Based on a play, this Shafat Khan adaptation, works on multiple levels as an
ominous portend of things to come if we allow ourselves to be waylaid by
religion politics.
This film acts as a
pointer to the decay in political discourse today. The over dependence on
aggression and hate-mongering and the conscienceless chipping away at
vote-banks in order to ensure political supremacy. Caught in the midst of this
is a hapless Police officer(Vinay Jain), newly transferred, who has to adjucate
the religious affiliation of a corpse felled by a giant hoarding of
Mitha(Satish Kaushik) , a local businessman and hustler standing for elections
in this volatile coastal township somewhere in Maharashtra. The rabid hindu community wants the body to
be cremated as per Hindu rites while the strident muslim community seeks it’s
burial. The court is drawn into the macabre melee and for want of substantive
proof decides to hand it over to the brother of the deceased, a low-caste
hindu. While riots erupt, the cop manages to steal the body away and hand it
over to the brother who gets it buried, as per the low-caste hindu custom.
Heavy on irony but low
on farce and humor, the plotting also encapsulates a doomed romance between a
hindu boy and a muslim girl (Alok and Apoorva)and casts aspersions on her
mother(A stoic and stunningly poignant Tanvi Azmi) who is the widow of the man
deceased and is deemed to have used her wiles to sway him to the muslim faith.
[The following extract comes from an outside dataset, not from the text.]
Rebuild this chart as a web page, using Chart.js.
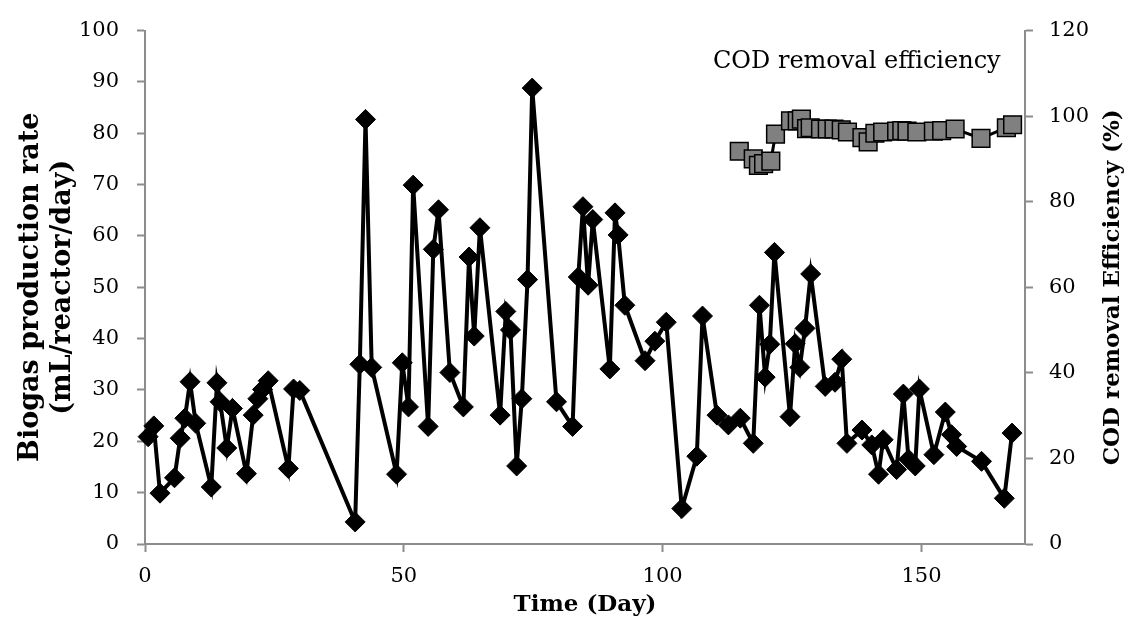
<!DOCTYPE html>
<html>
<head>
<meta charset="utf-8">
<script src="https://cdn.jsdelivr.net/npm/chart.js@4"></script>
<style>
html,body{margin:0;padding:0;background:#fff;}
#wrap{width:1133px;height:618px;}
</style>
</head>
<body>
<div id="wrap"><canvas id="c" width="1133" height="618"></canvas></div>
<script>
// ---- Data ----
const biogasDays = [0.6,1.7,2.9,5.7,6.8,7.7,8.7,9.8,12.8,13.9,14.5,15.8,16.9,19.6,20.9,21.8,22.7,23.8,27.7,28.7,29.9,
  40.6,41.5,42.6,43.8,48.6,49.7,50.9,51.8,54.7,55.7,56.7,58.9,61.5,62.6,63.6,64.7,68.6,69.7,70.6,71.8,72.8,73.9,74.8,
  79.5,82.6,83.7,84.6,85.6,86.5,89.8,90.8,91.4,92.7,96.6,98.5,100.7,103.7,106.6,107.7,110.5,112.7,115.0,117.5,118.7,
  119.8,120.7,121.6,124.6,125.6,126.5,127.5,128.6,131.4,133.3,134.6,135.6,138.5,140.4,141.7,142.6,145.2,146.5,147.5,
  148.8,149.6,152.4,154.6,155.8,156.8,161.6,166.0,167.5];
const biogasRate = [20.9,23.0,9.9,12.9,20.6,24.5,31.6,23.5,11.1,31.4,27.7,18.7,26.4,13.7,25.1,28.3,30.1,31.8,14.7,30.2,29.9,
  4.3,35.0,82.7,34.4,13.6,35.3,26.7,69.9,22.9,57.4,65.1,33.4,26.7,55.9,40.5,61.6,25.1,45.3,41.7,15.2,28.3,51.5,88.8,
  27.7,22.9,52.0,65.7,50.4,63.2,34.1,64.5,60.2,46.5,35.7,39.5,43.2,6.9,17.1,44.4,25.1,23.2,24.5,19.6,46.5,
  32.5,38.9,56.8,24.8,39.0,34.4,42.0,52.6,30.7,31.5,36.0,19.6,22.2,19.3,13.6,20.3,14.5,29.2,16.5,
  15.2,30.2,17.4,25.7,21.3,19.0,16.1,8.9,21.6];

const codDays = [114.8,117.5,118.5,119.5,120.9,121.8,124.7,126.0,126.8,127.8,128.5,130.5,131.8,133.1,134.5,135.7,
  138.5,139.7,141.0,142.5,145.2,146.2,147.2,149.1,152.3,153.9,156.5,161.5,166.4,167.6];
const codEfficiency = [91.8,90.0,88.5,88.9,89.5,95.8,98.9,98.9,99.3,97.1,97.3,97.0,97.0,97.0,96.8,96.3,
  95.0,94.0,96.0,96.3,96.5,96.6,96.5,96.3,96.5,96.6,97.0,94.8,97.3,98.0];

const xTicks = [0, 50, 100, 150];
const leftTicks = [0,10,20,30,40,50,60,70,80,90,100];
const rightTicks = [0,20,40,60,80,100,120];

const xTitle = 'Time (Day)';
const leftTitle = ['Biogas production rate', '(mL/reactor/day)'];
const rightTitle = 'COD removal Efficiency (%)';
const seriesLabel = 'COD removal efficiency';

// ---- Chart ----
const FONT = '"DejaVu Serif", "Liberation Serif", serif';
const axisGray = '#8c8c8c';

const textPlugin = {
  id: 'texts',
  afterDraw(chart) {
    const ctx = chart.ctx;
    const a = chart.chartArea;
    ctx.save();
    ctx.fillStyle = '#000';
    ctx.textBaseline = 'middle';
    ctx.textAlign = 'center';
    // x title
    ctx.font = 'bold 23px ' + FONT;
    ctx.fillText(xTitle, (a.left + a.right) / 2, 605);
    // left title (rotated)
    const cy = (a.top + a.bottom) / 2;
    ctx.save();
    ctx.translate(0, cy);
    ctx.rotate(-Math.PI / 2);
    ctx.font = 'bold 27px ' + FONT;
    ctx.fillText(leftTitle[0], 0, 31);
    ctx.fillText(leftTitle[1], 0, 63);
    ctx.restore();
    // right title
    ctx.save();
    ctx.translate(1113, cy);
    ctx.rotate(-Math.PI / 2);
    ctx.font = 'bold 23px ' + FONT;
    ctx.fillText(rightTitle, 0, 0);
    ctx.restore();
    // series label
    ctx.font = '24px ' + FONT;
    ctx.textAlign = 'left';
    ctx.fillText(seriesLabel, 713, 62);
    ctx.restore();
  }
};

const biogasData = biogasDays.map((d, i) => ({x: d, y: biogasRate[i]}));
const codData = codDays.map((d, i) => ({x: d, y: codEfficiency[i]}));

new Chart(document.getElementById('c'), {
  type: 'line',
  data: {
    datasets: [
      {
        label: 'Biogas production rate',
        data: biogasData,
        yAxisID: 'y',
        borderColor: '#000',
        borderWidth: 4,
        pointStyle: 'rectRot',
        pointRadius: 10,
        pointBackgroundColor: '#000',
        pointBorderColor: '#000',
        pointBorderWidth: 1,
        tension: 0,
        clip: false
      },
      {
        label: seriesLabel,
        data: codData,
        yAxisID: 'y1',
        borderColor: '#000',
        borderWidth: 3,
        pointStyle: 'rect',
        pointRadius: 12.5,
        pointBackgroundColor: '#808080',
        pointBorderColor: '#000',
        pointBorderWidth: 1.5,
        tension: 0,
        clip: false
      }
    ]
  },
  options: {
    responsive: false,
    animation: false,
    devicePixelRatio: 1,
    layout: { padding: { top: 23, left: 0, right: 0, bottom: 0 } },
    plugins: { legend: { display: false }, tooltip: { enabled: false } },
    scales: {
      x: {
        type: 'linear',
        min: 0, max: 170,
        afterBuildTicks: s => { s.ticks = xTicks.map(v => ({value: v})); },
        afterFit: s => { s.height = 74; },
        ticks: { color: '#000', font: { family: FONT, size: 21 }, padding: 12, maxRotation: 0 },
        grid: { display: true, drawOnChartArea: false, drawTicks: true, tickLength: 8, tickColor: axisGray, tickWidth: 2 },
        border: { display: true, color: axisGray, width: 2 }
      },
      y: {
        type: 'linear', position: 'left',
        min: 0, max: 100,
        afterBuildTicks: s => { s.ticks = leftTicks.map(v => ({value: v})); },
        afterFit: s => { s.width = 145; },
        ticks: { color: '#000', font: { family: FONT, size: 21 }, padding: 18 },
        grid: { display: true, drawOnChartArea: false, drawTicks: true, tickLength: 8, tickColor: axisGray, tickWidth: 2 },
        border: { display: true, color: axisGray, width: 2 }
      },
      y1: {
        type: 'linear', position: 'right',
        min: 0, max: 120,
        afterBuildTicks: s => { s.ticks = rightTicks.map(v => ({value: v})); },
        afterFit: s => { s.width = 108; },
        ticks: { color: '#000', font: { family: FONT, size: 21 }, padding: 16 },
        grid: { display: true, drawOnChartArea: false, drawTicks: true, tickLength: 8, tickColor: axisGray, tickWidth: 2 },
        border: { display: true, color: axisGray, width: 2 }
      }
    }
  },
  plugins: [textPlugin]
});
</script>
</body>
</html>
A historian (Satish Alekar) whose account of history is being burned, tries to
broker sense in the backdrop of confrontational angst while an idealistic
editor(Dhiresh Joshi) is forced to re-examine his values and a constable roams
the streets in search of a bitch who appears to have gone astray.
In an opening that is both loud and obnoxious,
the constable is being instructed by his senior to go in search of the bitch
who got away. Meant to be humorous but pitifully overdone to resemble farce,
this track is the most disappointing and
aggravating of an otherwise lucid and intriguing diorama that is a telling
denouement on today’s politics and politicians. The immersive engagement is due
mainly because of smartly juxtaposed
contretemps which tear-off the masks from the faces, revealing a rot that is
deep seated and bordering on lunacy. The performances are all thoroughly
tangible making the experience that much more intriguing.